Entries with chart source code
====

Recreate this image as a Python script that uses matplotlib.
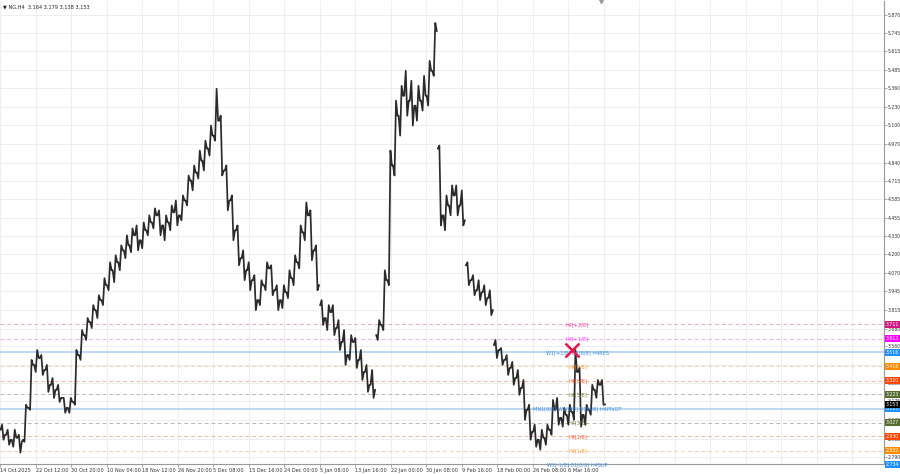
"""
NG H4 price path with Murrey-math style level lines, MT4 look.
"""

import matplotlib

matplotlib.use("Agg")
import matplotlib.pyplot as plt
import numpy as np

# one entry per trading day (6 H4 bars each)
opens = [2.977, 2.942, 2.907, 2.921, 2.907, 3.130, 3.429, 3.477, 3.394, 3.290,
         3.255, 3.199, 3.130, 3.171, 3.498, 3.637, 3.728, 3.811, 3.881, 3.985,
         4.089, 4.145, 4.228, 4.263, 4.333, 4.298, 4.368, 4.423, 4.472, 4.402,
         4.423, 4.493, 4.472, 4.576, 4.715, 4.771, 4.854, 4.938, 5.028, 5.132,
         4.785, 4.576, 4.368, 4.173, 4.089, 4.020, 3.881, 3.985, 4.103, 3.950,
         3.881, 3.936, 4.034, 4.145, 4.354, 4.472, 4.228, 3.846, 3.756, 3.797,
         3.686, 3.589, 3.498, 3.589, 3.464, 3.380, 3.290, 3.637, 3.707, 4.020,
         4.820, 5.167, 5.306, 5.272, 5.237, 5.272, 5.306, 5.480, 4.938, 4.472,
         4.541, 4.611, 4.541, 4.124, 4.020, 3.950, 3.936, 3.895, 3.568, 3.533,
         3.464, 3.408, 3.338, 3.269, 3.116, 2.963, 2.907, 2.921, 2.977, 3.116,
         3.060, 3.081, 3.102, 3.380, 3.081, 3.116, 3.255, 3.290]
highs = [3.012, 2.977, 2.977, 2.942, 3.151, 3.464, 3.533, 3.498, 3.429, 3.338,
         3.290, 3.199, 3.199, 3.533, 3.672, 3.756, 3.846, 3.915, 4.034, 4.145,
         4.194, 4.263, 4.333, 4.381, 4.402, 4.423, 4.472, 4.521, 4.507, 4.472,
         4.541, 4.576, 4.611, 4.750, 4.820, 4.924, 4.993, 5.098, 5.355, 5.167,
         4.820, 4.611, 4.402, 4.228, 4.145, 4.055, 4.020, 4.145, 4.124, 3.985,
         3.985, 4.089, 4.194, 4.402, 4.562, 4.507, 4.263, 3.881, 3.846, 3.846,
         3.742, 3.672, 3.637, 3.617, 3.533, 3.429, 3.394, 3.742, 4.089, 4.924,
         5.272, 5.376, 5.480, 5.411, 5.376, 5.445, 5.550, 5.814, 4.959, 4.611,
         4.681, 4.681, 4.646, 4.145, 4.055, 4.020, 3.985, 3.950, 3.603, 3.547,
         3.498, 3.450, 3.394, 3.324, 3.151, 3.012, 2.977, 3.012, 3.185, 3.199,
         3.130, 3.151, 3.533, 3.408, 3.151, 3.290, 3.324, 3.324]
lows = [2.907, 2.872, 2.858, 2.817, 2.893, 3.116, 3.380, 3.359, 3.241, 3.199,
        3.171, 3.095, 3.095, 3.151, 3.464, 3.603, 3.686, 3.756, 3.846, 3.950,
        4.006, 4.089, 4.173, 4.215, 4.228, 4.242, 4.333, 4.381, 4.333, 4.298,
        4.368, 4.402, 4.437, 4.541, 4.646, 4.729, 4.785, 4.889, 4.993, 4.750,
        4.507, 4.298, 4.124, 4.020, 3.950, 3.811, 3.846, 3.950, 3.915, 3.811,
        3.825, 3.895, 3.985, 4.103, 4.298, 4.159, 3.950, 3.707, 3.672, 3.637,
        3.533, 3.429, 3.464, 3.408, 3.324, 3.241, 3.199, 3.603, 3.672, 3.985,
        4.750, 5.028, 5.167, 5.098, 5.132, 5.202, 5.237, 5.445, 4.402, 4.368,
        4.472, 4.472, 4.402, 3.985, 3.915, 3.881, 3.846, 3.776, 3.477, 3.429,
        3.359, 3.290, 3.220, 3.046, 2.907, 2.858, 2.838, 2.872, 2.942, 3.012,
        2.998, 3.012, 3.046, 2.998, 3.012, 3.081, 3.199, 3.151]
closes = [2.942, 2.907, 2.921, 2.893, 3.130, 3.429, 3.477, 3.394, 3.290, 3.255,
          3.199, 3.130, 3.171, 3.498, 3.637, 3.728, 3.811, 3.881, 3.985, 4.089,
          4.145, 4.228, 4.263, 4.333, 4.298, 4.368, 4.423, 4.472, 4.402, 4.423,
          4.493, 4.472, 4.576, 4.715, 4.771, 4.854, 4.938, 5.028, 5.132, 4.785,
          4.576, 4.368, 4.173, 4.089, 4.020, 3.881, 3.985, 4.103, 3.950, 3.881,
          3.936, 4.034, 4.145, 4.354, 4.472, 4.228, 3.985, 3.756, 3.797, 3.686,
          3.589, 3.498, 3.589, 3.464, 3.380, 3.290, 3.255, 3.707, 4.020, 4.820,
          5.167, 5.306, 5.272, 5.237, 5.272, 5.306, 5.480, 5.758, 4.472, 4.541,
          4.611, 4.541, 4.437, 4.020, 3.950, 3.936, 3.895, 3.811, 3.533, 3.464,
          3.408, 3.338, 3.269, 3.116, 2.963, 2.907, 2.921, 2.977, 3.116, 3.060,
          3.081, 3.102, 3.380, 3.081, 3.116, 3.255, 3.290, 3.153]
# days where a contract roll leaves a price gap
gap_days = [57, 67, 78, 83, 88]

price_ticks = [5.870, 5.745, 5.615, 5.485, 5.360, 5.230, 5.100, 4.970, 4.840,
               4.715, 4.585, 4.455, 4.330, 4.200, 4.070, 3.945, 3.815, 3.680,
               3.560, 3.430, 3.305, 3.175, 3.045, 2.915, 2.790]
time_labels = ["14 Oct 2025", "22 Oct 12:00", "30 Oct 20:00", "10 Nov 04:00",
               "18 Nov 12:00", "26 Nov 20:00", "5 Dec 08:00", "15 Dec 16:00",
               "24 Dec 00:00", "5 Jan 08:00", "13 Jan 16:00", "22 Jan 00:00",
               "30 Jan 08:00", "9 Feb 16:00", "18 Feb 00:00", "26 Feb 08:00",
               "6 Mar 16:00"]

level_values = [3.711, 3.613, 3.516, 3.418, 3.320, 3.223, 3.125, 3.027, 2.930,
                2.832, 2.734]
level_names = ["H4[+2/8]", "H4[+1/8]", "W1[+1/8] D1[8/8] H4RES", "H4[7/8]",
               "H4[6/8]", "H4[5/8]", "MN1[8/8] W1[0/8] D1[4/8] H4PIVOT",
               "H4[3/8]", "H4[2/8]", "H4[1/8]", "W1[-1/8] D1[0/8] H4SUP"]
level_kind = ["pink", "magenta", "blue", "orange", "red", "olive", "blue",
              "olive", "red", "orange", "blue"]

title_text = "\u25bc NG,H4  3.164 3.179 3.138 3.153"
last_price = 3.153
spike_high = 3.533

BARS_PER_DAY = 6
BARS_PER_LABEL = 38

styles = {
    # line colour, text colour, box colour, solid?
    "pink": ("#f2a2cf", "#e0409a", "#cc1a82", False),
    "magenta": ("#f7a6f7", "#ff33ff", "#ff00ff", False),
    "blue": ("#a9cdf3", "#3d8fe0", "#1e90ff", True),
    "orange": ("#f9cfa6", "#ff9a3a", "#ff8c00", False),
    "red": ("#f6b3a4", "#ff5a2e", "#ff4500", False),
    "olive": ("#b8b8b0", "#6f7f3a", "#556b2f", False),
}


def day_path(i):
    # open -> extreme -> extreme -> close, spread across the day's bars
    xs = i * BARS_PER_DAY + np.array([0.6, 2.2, 3.8, 5.4])
    if closes[i] >= opens[i]:
        ys = [opens[i], lows[i], highs[i], closes[i]]
    else:
        ys = [opens[i], highs[i], lows[i], closes[i]]
    return xs, ys


def main():
    fig = plt.figure(figsize=(9, 4.74), dpi=100)
    ax = fig.add_axes([0.0, 10 / 474, 884 / 900, 463 / 474])
    ax.set_xlim(0, 946)
    ax.set_ylim(2.738, 5.967)

    # grid
    ax.set_xticks(np.arange(len(time_labels)) * BARS_PER_LABEL)
    ax.set_xticks(np.arange(len(time_labels), 25) * BARS_PER_LABEL, minor=True)
    ax.set_xticklabels(time_labels, fontsize=3.6, ha="left", color="#333333")
    ax.set_yticks(price_ticks)
    ax.set_yticklabels([f"{v:.3f}" for v in price_ticks], fontsize=3.3, color="#333333")
    ax.yaxis.tick_right()
    ax.grid(which="both", color="#ebebeb", linewidth=0.6)
    ax.set_axisbelow(True)
    ax.tick_params(axis="both", which="both", length=2, width=0.5, color="#888888", pad=0.9)
    ax.tick_params(axis="x", which="minor", length=0)
    for side in ("top", "left"):
        ax.spines[side].set_visible(False)
    for side in ("right", "bottom"):
        ax.spines[side].set_color("#999999")
        ax.spines[side].set_linewidth(0.8)

    # level lines
    for v, kind in zip(level_values, level_kind):
        line_c, _, _, solid = styles[kind]
        if solid:
            ax.axhline(v, color=line_c, linewidth=1.1, zorder=1)
        else:
            ax.axhline(v, color=line_c, linewidth=0.7, linestyle=(0, (4, 3)), zorder=1)

    # price path, broken at roll gaps
    starts = [0] + gap_days
    ends = gap_days + [len(opens)]
    for s, e in zip(starts, ends):
        xs, ys = [], []
        for i in range(s, e):
            px, py = day_path(i)
            xs.extend(px)
            ys.extend(py)
        ax.plot(xs, ys, color="#2b2b2b", linewidth=1.25, zorder=3)

    # level names near the last bars
    label_x = 618
    for v, name, kind in zip(level_values, level_names, level_kind):
        ax.text(label_x, v, name, fontsize=3.6, color=styles[kind][1],
                ha="center", va="center", zorder=4)

    ax.plot(612, spike_high, marker="x", markersize=10, markeredgewidth=1.8,
            color="#e8174a", zorder=5)

    # price boxes on the right scale
    trans = ax.get_yaxis_transform()
    for v, kind in zip(level_values, level_kind):
        ax.annotate(f"{v:.3f}", xy=(1.0, v), xycoords=trans, xytext=(1.4, 0),
                    textcoords="offset points", fontsize=3.3, color="white",
                    ha="left", va="center", annotation_clip=False, zorder=6,
                    bbox=dict(boxstyle="square,pad=0.3", fc=styles[kind][2], ec="none"))
    ax.annotate(f"{last_price:.3f}", xy=(1.0, last_price), xycoords=trans,
                xytext=(1.4, 0), textcoords="offset points", fontsize=3.3,
                color="white", ha="left", va="center", annotation_clip=False,
                zorder=7, bbox=dict(boxstyle="square,pad=0.3", fc="black", ec="none"))

    ax.text(0.003, 0.993, title_text, transform=ax.transAxes, fontsize=3.6,
            color="#222222", ha="left", va="top")
    ax.plot(643, 5.967, marker="v", markersize=3, color="#9a9a9a", clip_on=False)

    fig.savefig("out.png", dpi=100)


if __name__ == "__main__":
    main()
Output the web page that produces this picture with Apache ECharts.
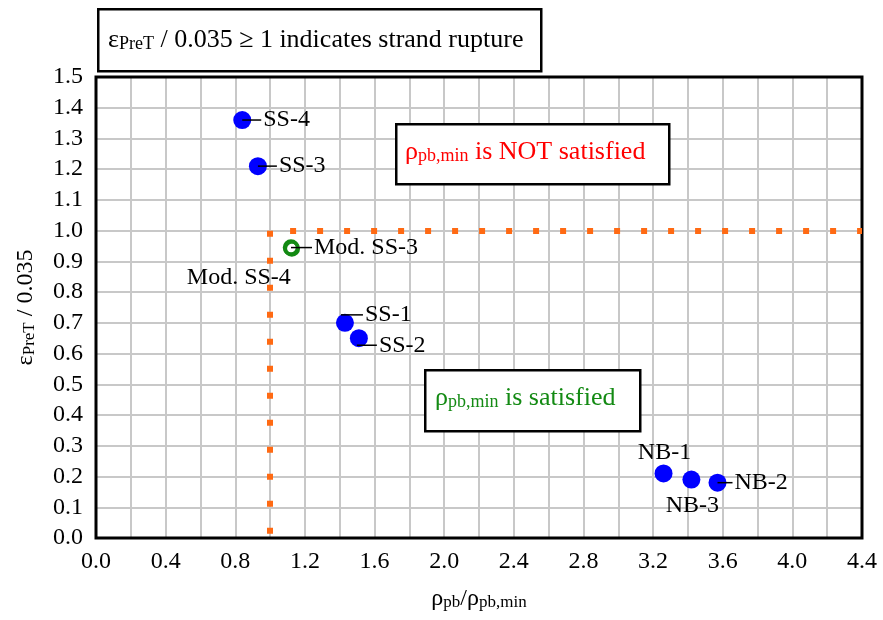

====

Restate only the lines running from the start of the material above through the line containing "import numpy as np", ends included. No pictures.

Finished exercise:
Recreate this image as a Python script that uses matplotlib.
"""
NG H4 price path with Murrey-math style level lines, MT4 look.
"""

import matplotlib

matplotlib.use("Agg")
import matplotlib.pyplot as plt
import numpy as np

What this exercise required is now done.